Moore was a director of the Ithaca Savings and Loan Association. He was a member of the Gown Club of Ithaca, the Ithaca Rotary Club, and joined the Cosmos Club of Washington, D.C. in 1895. He was master of the Hobasco Lodge No. 761 of the Free and Accepted Masons, district deputy of the Cayuga-Tompkins Masonic District, and belonged to Eagle Chapter 58 of the Royal Arch Masons; St. Augustine Commandry No. 38 of the Knights Templar; and the Kalurah Temple of the Shrine. Moore was also a member of the First Methodist Church in Ithaca.

Moore died in Ithaca Memorial Hospital in Ithaca, New York, on February 11, 1931. He had intestinal surgery the prior week and died from stress to his heart.

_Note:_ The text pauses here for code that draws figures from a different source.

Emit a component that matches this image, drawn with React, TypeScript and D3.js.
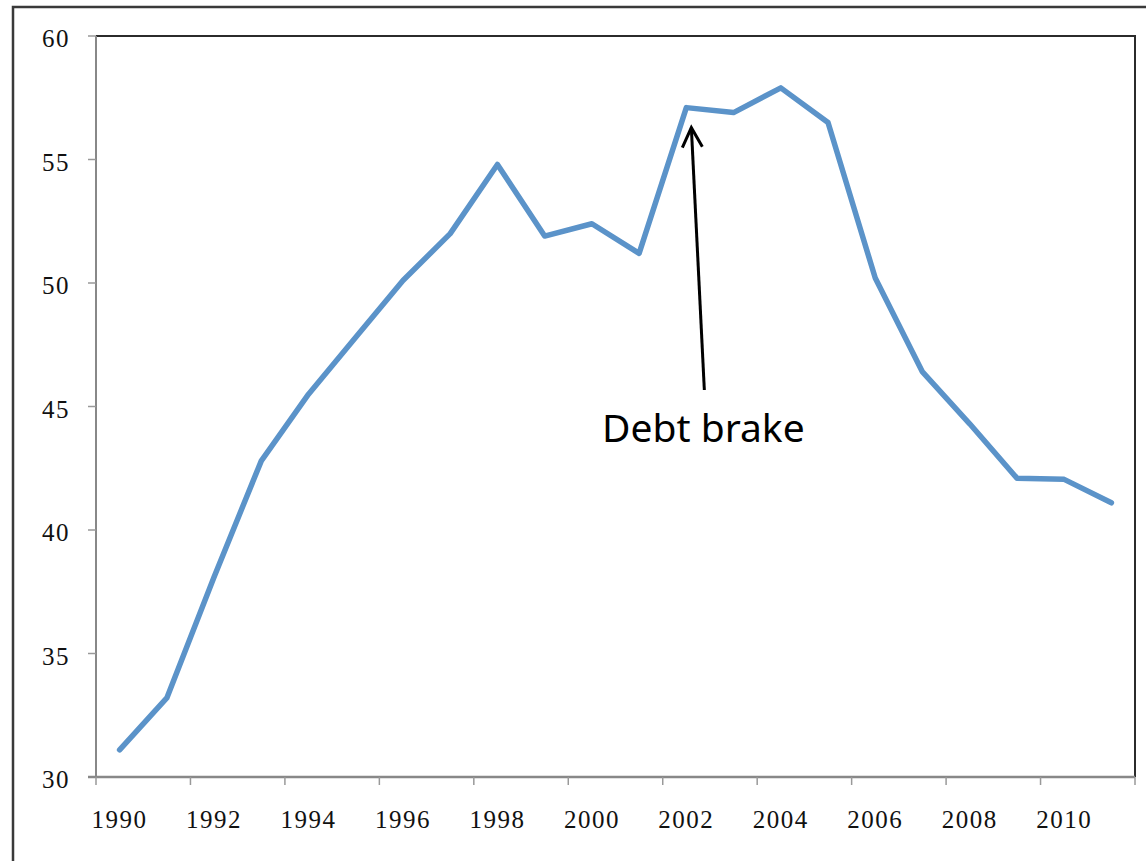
import * as d3 from "d3";

const years = [
  1990, 1991, 1992, 1993, 1994, 1995, 1996, 1997, 1998, 1999, 2000,
  2001, 2002, 2003, 2004, 2005, 2006, 2007, 2008, 2009, 2010, 2011,
];
const debt = [
  31.1, 33.2, 38.1, 42.8, 45.5, 47.8, 50.1, 52.0, 54.8, 51.9, 52.4,
  51.2, 57.1, 56.9, 57.9, 56.5, 50.2, 46.4, 44.3, 42.1, 42.05, 41.1,
];
const yTicks = [30, 35, 40, 45, 50, 55, 60];
const annotation = { label: "Debt brake", year: 2002 };

const W = 1146;
const H = 861;
const m = { left: 96, right: 1135, top: 36, bottom: 777 };

const App = () => {
  const x = d3
    .scaleBand<number>()
    .domain(years)
    .range([m.left, m.right])
    .padding(0);
  const y = d3.scaleLinear().domain([30, 60]).range([m.bottom, m.top]);
  const bw = x.bandwidth();

  const line = d3
    .line<number>()
    .x((_, i) => (x(years[i]) as number) + bw / 2)
    .y((d) => y(d));

  // ticks sit on band edges, every second year, labels centred on the band
  const labelYears = years.filter((_, i) => i % 2 === 0);
  const tickXs = [...labelYears.map((yr) => x(yr) as number), m.right];

  // arrow from the label up to the 2002 point
  const ai = years.indexOf(annotation.year);
  const tipX = (x(annotation.year) as number) + bw / 2 + 5;
  const tipY = y(debt[ai]) + 20;
  const tailX = tipX + 13;
  const tailY = 390;

  const serif = "'Liberation Serif', 'Times New Roman', serif";

  return (
    <svg
      width={W}
      height={H}
      style={{ position: "absolute", left: 0, top: 0, background: "#fff" }}
    >
      {/* outer chart frame */}
      <path d={`M13,${H} V7 H${W}`} fill="none" stroke="#3a3a3a" strokeWidth={2.5} />

      {/* plot frame top/right */}
      <path
        d={`M${m.left},${m.top} H${m.right} V${m.bottom}`}
        fill="none"
        stroke="#2b2b2b"
        strokeWidth={2}
      />

      {/* y axis */}
      <line x1={m.left} x2={m.left} y1={m.top} y2={m.bottom} stroke="#888" strokeWidth={2} />
      {yTicks.map((t) => (
        <g key={t}>
          <line x1={m.left - 8} x2={m.left} y1={y(t)} y2={y(t)} stroke="#999" strokeWidth={1.5} />
          <text
            x={70}
            y={y(t) + 11}
            textAnchor="end"
            fontFamily={serif}
            fontSize={25}
            letterSpacing={1.5}
            fill="#111"
          >
            {t}
          </text>
        </g>
      ))}

      {/* x axis */}
      <line x1={m.left - 8} x2={m.right} y1={m.bottom} y2={m.bottom} stroke="#888" strokeWidth={2.5} />
      {tickXs.map((tx, i) => (
        <line key={i} x1={tx} x2={tx} y1={m.bottom} y2={m.bottom + 8} stroke="#999" strokeWidth={1.5} />
      ))}
      {labelYears.map((yr) => (
        <text
          key={yr}
          x={(x(yr) as number) + bw / 2}
          y={828}
          textAnchor="middle"
          fontFamily={serif}
          fontSize={25}
          letterSpacing={1.5}
          fill="#111"
        >
          {yr}
        </text>
      ))}

      {/* series */}
      <path
        d={line(debt) ?? ""}
        fill="none"
        stroke="#5b93c9"
        strokeWidth={5.5}
        strokeLinejoin="round"
        strokeLinecap="round"
      />

      {/* annotation */}
      <line x1={tailX} y1={tailY} x2={tipX} y2={tipY} stroke="#000" strokeWidth={3} />
      <path
        d={`M${tipX - 9},${tipY + 20} L${tipX},${tipY} L${tipX + 11},${tipY + 19}`}
        fill="none"
        stroke="#000"
        strokeWidth={3}
        strokeLinejoin="miter"
      />
      <text x={602} y={442} fontFamily="'Noto Sans', sans-serif" fontSize={39} fill="#000">
        {annotation.label}
      </text>
    </svg>
  );
};

export default App;
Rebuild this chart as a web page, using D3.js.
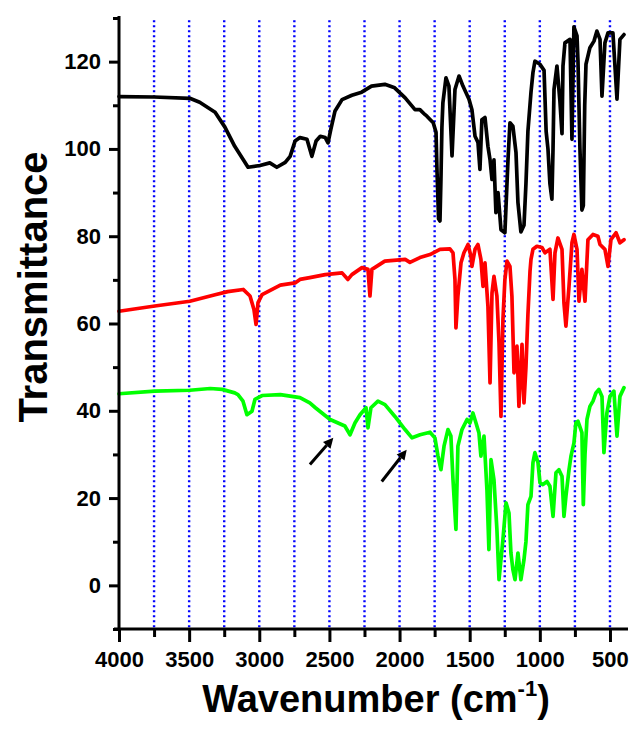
<!DOCTYPE html>
<html><head><meta charset="utf-8">
<script src="https://cdn.jsdelivr.net/npm/d3@7"></script>
<style>body{margin:0;background:#fff}svg{display:block}</style>
</head><body><svg id="c" width="633" height="734"></svg>
<script>
const blackWn=[4000,3750,3495,3425,3315,3245,3175,3115,3080,2995,2925,2875,2815,2780,2745,2710,2660,2625,2595,2565,2530,2510,2490,2460,2410,2340,2270,2200,2105,2035,1960,1890,1855,1820,1805,1760,1740,1733,1722,1712,1705,1698,1691,1669,1648,1626,1605,1576,1548,1505,1484,1462,1441,1427,1413,1391,1370,1355,1341,1327,1313,1298,1277,1249,1227,1213,1192,1170,1156,1135,1113,1099,1085,1063,1049,1035,999,970,955,942,928,914,906,899,878,857,842,835,821,785,771,757,735,728,714,700,690,680,671,643,614,593,571,557,536,514,479,450,429,400];
const blackT=[112.0,111.9,111.6,110.7,108.4,105.0,100.6,97.6,95.8,96.2,96.8,95.8,96.9,98.3,101.8,102.6,102.2,98.3,101.8,102.9,102.6,101.4,104.5,108.7,111.3,112.3,113.0,114.4,114.8,114.0,111.7,109.0,109.0,107.9,107.5,106.0,103.8,95.0,84.0,83.5,93.0,105.0,110.6,116.3,114.4,98.4,113.6,116.7,114.4,111.4,109.0,102.9,101.5,95.3,106.7,107.2,100.6,97.5,93.0,97.5,85.4,90.0,81.5,80.8,97.5,106.0,105.2,99.2,87.7,81.0,82.5,92.0,104.0,113.0,117.5,120.1,119.4,118.0,104.0,100.0,92.0,88.5,100.0,113.6,119.0,111.0,103.5,119.0,124.3,125.1,102.2,128.0,125.9,120.0,100.0,86.0,87.0,110.0,119.4,123.2,124.7,127.0,125.1,112.1,124.3,126.6,126.6,111.4,125.1,126.2];

const redWn=[4000,3745,3495,3315,3225,3115,3066,3038,3023,3009,2980,2850,2745,2710,2640,2530,2410,2368,2340,2268,2225,2211,2197,2105,1960,1926,1855,1783,1712,1641,1619,1605,1598,1584,1562,1541,1512,1491,1484,1462,1441,1420,1405,1391,1370,1355,1341,1327,1306,1291,1277,1263,1249,1234,1213,1199,1184,1163,1149,1127,1113,1099,1085,1070,1063,1049,1021,985,963,928,906,892,871,842,828,814,792,771,757,735,721,700,678,657,621,586,571,536,514,493,457,429,400];
const redT=[62.8,64.0,65.1,66.6,67.3,67.8,66.3,63.2,59.8,64.8,66.6,68.8,69.3,70.1,70.5,71.2,71.6,70.1,71.2,72.8,72.4,66.3,72.4,74.3,74.7,74.0,75.1,75.8,77.0,77.1,76.2,70.1,59.0,66.3,73.9,76.2,78.1,75.4,73.1,77.0,78.1,74.7,68.5,73.9,64.0,46.4,67.0,70.8,66.3,55.6,38.7,60.9,70.1,74.3,73.1,66.3,48.7,54.8,41.0,55.2,41.8,50.0,62.0,72.0,74.7,77.0,77.7,77.4,76.2,77.0,65.5,76.2,79.6,77.0,64.7,59.4,68.5,78.5,80.4,77.0,65.1,72.4,65.1,79.2,80.4,80.0,78.1,77.0,73.1,79.2,80.8,78.5,79.2];

const greenWn=[4000,3745,3495,3350,3265,3175,3152,3116,3088,3052,3031,2980,2850,2710,2640,2600,2495,2390,2353,2318,2282,2239,2225,2204,2154,2104,2033,1961,1911,1854,1783,1748,1726,1705,1683,1655,1634,1619,1598,1584,1555,1519,1498,1477,1455,1434,1420,1398,1377,1363,1348,1327,1306,1291,1263,1241,1220,1206,1192,1177,1156,1135,1113,1099,1085,1063,1049,1035,1013,999,978,949,928,906,885,864,842,828,814,792,778,757,743,728,700,690,678,664,643,621,600,579,557,543,522,500,472,450,429,400];
const greenT=[43.9,44.5,44.7,45.1,44.9,44.1,43.7,42.2,39.1,39.9,42.6,43.5,43.7,43.0,41.8,40.7,38.0,36.5,34.5,37.2,39.1,40.7,36.1,40.7,42.2,41.4,38.7,35.7,33.8,34.5,35.1,33.8,29.6,26.5,31.9,35.7,34.2,24.2,12.8,31.9,35.7,38.0,37.2,39.5,37.2,34.9,29.6,34.2,21.9,8.2,28.8,24.2,12.8,1.3,10.5,18.9,16.6,7.4,3.6,1.3,7.4,1.3,5.9,10.0,18.5,20.4,28.1,30.4,28.1,23.5,23.1,23.8,22.7,15.8,25.8,26.5,25.0,15.8,20.4,26.5,29.6,32.6,37.2,37.6,35.0,18.5,30.0,38.0,41.0,42.2,44.1,44.9,43.3,30.4,39.5,43.3,44.5,34.2,43.3,45.3];

const yMajor=[0,20,40,60,80,100,120];
const yMinor=[-10,10,30,50,70,90,110,130];
const xMajor=[4000,3500,3000,2500,2000,1500,1000,500];
const xMinor=[3750,3250,2750,2250,1750,1250,750];
const gridWn=[3750,3500,3250,3000,2750,2500,2250,2000,1750,1500,1250,1000,750,500];
const arrowFrom=[[2639,27.7],[2127,23.8]];
const arrowTo=[[2472,33.8],[1949,31.1]];

const FONT='"Liberation Sans", Arial, Helvetica, sans-serif';
const svg=d3.select('#c');
svg.append('rect').attr('width',633).attr('height',734).attr('fill','#fff');
const x=d3.scaleLinear().domain([4000,400]).range([119,624]);
const y=d3.scaleLinear().domain([-10,130]).range([629,18]);

// dotted grid
svg.append('g').selectAll('line').data(gridWn).join('line')
  .attr('x1',d=>x(d)).attr('x2',d=>x(d))
  .attr('y1',y(129.5)).attr('y2',y(-10))
  .attr('stroke','#0000ff').attr('stroke-width',2.4).attr('stroke-dasharray','2,3');

// spectra
const line=d3.line().x(d=>x(d[0])).y(d=>y(d[1]));
const series=[[greenWn,greenT,'#00ff00'],[redWn,redT,'#ff0000'],[blackWn,blackT,'#000000']];
series.forEach(([w,t,c])=>{
  svg.append('path').datum(d3.zip(w,t)).attr('d',line)
    .attr('fill','none').attr('stroke',c).attr('stroke-width',3.7)
    .attr('stroke-linejoin','round').attr('stroke-linecap','round');
});

// arrows
arrowFrom.forEach((f,i)=>{
  const t=arrowTo[i];
  const x1=x(f[0]),y1=y(f[1]),x2=x(t[0]),y2=y(t[1]);
  const a=Math.atan2(y2-y1,x2-x1), L=10, W=5;
  const bx=x2-L*Math.cos(a), by=y2-L*Math.sin(a);
  svg.append('line').attr('x1',x1).attr('y1',y1).attr('x2',bx).attr('y2',by)
    .attr('stroke','#000').attr('stroke-width',3);
  svg.append('path').attr('d',`M${x2},${y2}L${bx+W*Math.sin(a)},${by-W*Math.cos(a)}L${bx-W*Math.sin(a)},${by+W*Math.cos(a)}Z`)
    .attr('fill','#000');
});

// axes
const styleAxis=g=>{
  g.select('.domain').remove();
  g.selectAll('line').attr('stroke','#000').attr('stroke-width',3);
  g.selectAll('text').attr('font-family',FONT).attr('font-size',22).attr('font-weight','bold').attr('fill','#000');
};
svg.append('g').attr('transform','translate(119,0)')
  .call(d3.axisLeft(y).tickValues(yMajor).tickSize(10).tickPadding(8).tickFormat(d3.format('d'))).call(styleAxis);
svg.append('g').attr('transform','translate(119,0)')
  .call(d3.axisLeft(y).tickValues(yMinor).tickSize(6).tickFormat('')).call(styleAxis);
svg.append('g').attr('transform','translate(0,629)')
  .call(d3.axisBottom(x).tickValues(xMajor).tickSize(13).tickPadding(9).tickFormat(d3.format('d'))).call(styleAxis);
svg.append('g').attr('transform','translate(0,629)')
  .call(d3.axisBottom(x).tickValues(xMinor).tickSize(8).tickFormat('')).call(styleAxis);

svg.append('line').attr('x1',119).attr('x2',119).attr('y1',16).attr('y2',630.5).attr('stroke','#000').attr('stroke-width',3);
svg.append('line').attr('x1',114).attr('x2',628).attr('y1',629).attr('y2',629).attr('stroke','#000').attr('stroke-width',3);

// titles
svg.append('text').attr('transform','translate(47,287) rotate(-90)')
  .attr('text-anchor','middle').attr('font-family',FONT).attr('font-size',40).attr('font-weight','bold')
  .text('Transmittance');
const xt=svg.append('text').attr('x',376).attr('y',712).attr('text-anchor','middle')
  .attr('font-family',FONT).attr('font-size',38).attr('font-weight','bold');
xt.append('tspan').text('Wavenumber (cm');
xt.append('tspan').attr('font-size',22).attr('dy',-16).text('-1');
xt.append('tspan').attr('dy',16).text(')');
</script></body></html>
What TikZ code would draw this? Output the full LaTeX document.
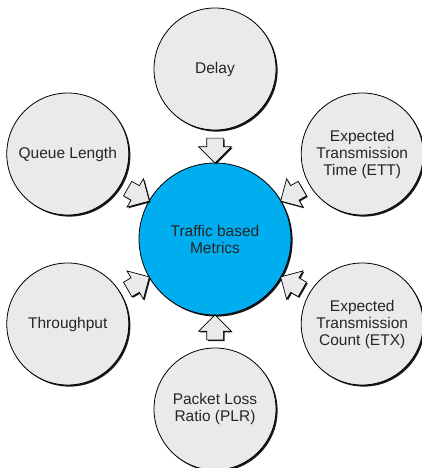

==Selected publications ==

- "Powdered soap as a cause of death among swill-fed hogs". Cornell University Agriculture Station Bulletin, no. 141 (November 1897) pp. 410–418.
- Laboratory directions for beginners in bacteriology. Ithaca: Press of Andrus & Church, 1898.
- "An inquiry concerning the source of gas and taint producing bacteria in cheese curd". with Archibald Robinson Ward. Cornell University Agriculture Station Bulletin, no. 158 (January 1899) pp. 222–237.
- The pathology and differential diagnosis of infectious diseases of animals. Ithaca: Taylor and Carpenter, 1902.
- Bacteria in milk. A summary of the present knowledge concerning their source and significance. Albany: State of New York, 1902.
- "Bovine Tuberculosis". Cornell University Agriculture Station Bulletin, no. 225 (February 1905) pp. 81–92.
- The pathology and differential diagnosis of infectious diseases of animals. Ithaca: Taylor and Carpenter, 1906.
- "The Bang method of controlling tuberculosis, with an illustration of its application". with H. A. Harding and George A. Smith. New York Agricultural Experiment Station Bulletin, no. 277 (1906).
- "Bovine tuberculosis". Cornell University Agriculture Station Bulletin, no. 250 (January 1908) pp. 268–288.
- "The elimination of tubercle bacilli from infected cattle, and the control of bovine tuberculosis and infected milk". Cornell University Agriculture Station Bulletin, no. 299 (May 1911) pp. 698–714.
- Principles of microbiology; a treatise on Bacteria, Fungi and Protozoa pathogenic for domesticated animals. Ithaca: Taylor and Carpenter, 1912.
- Bovine tuberculosis and its control. Ithaca: Carpenter & Company, 1913.
- Principles of Microbiology: a treatise on bacteria, fungi and protozoa pathogenic for domesticated animals. New York: The McMillian Company, 1916.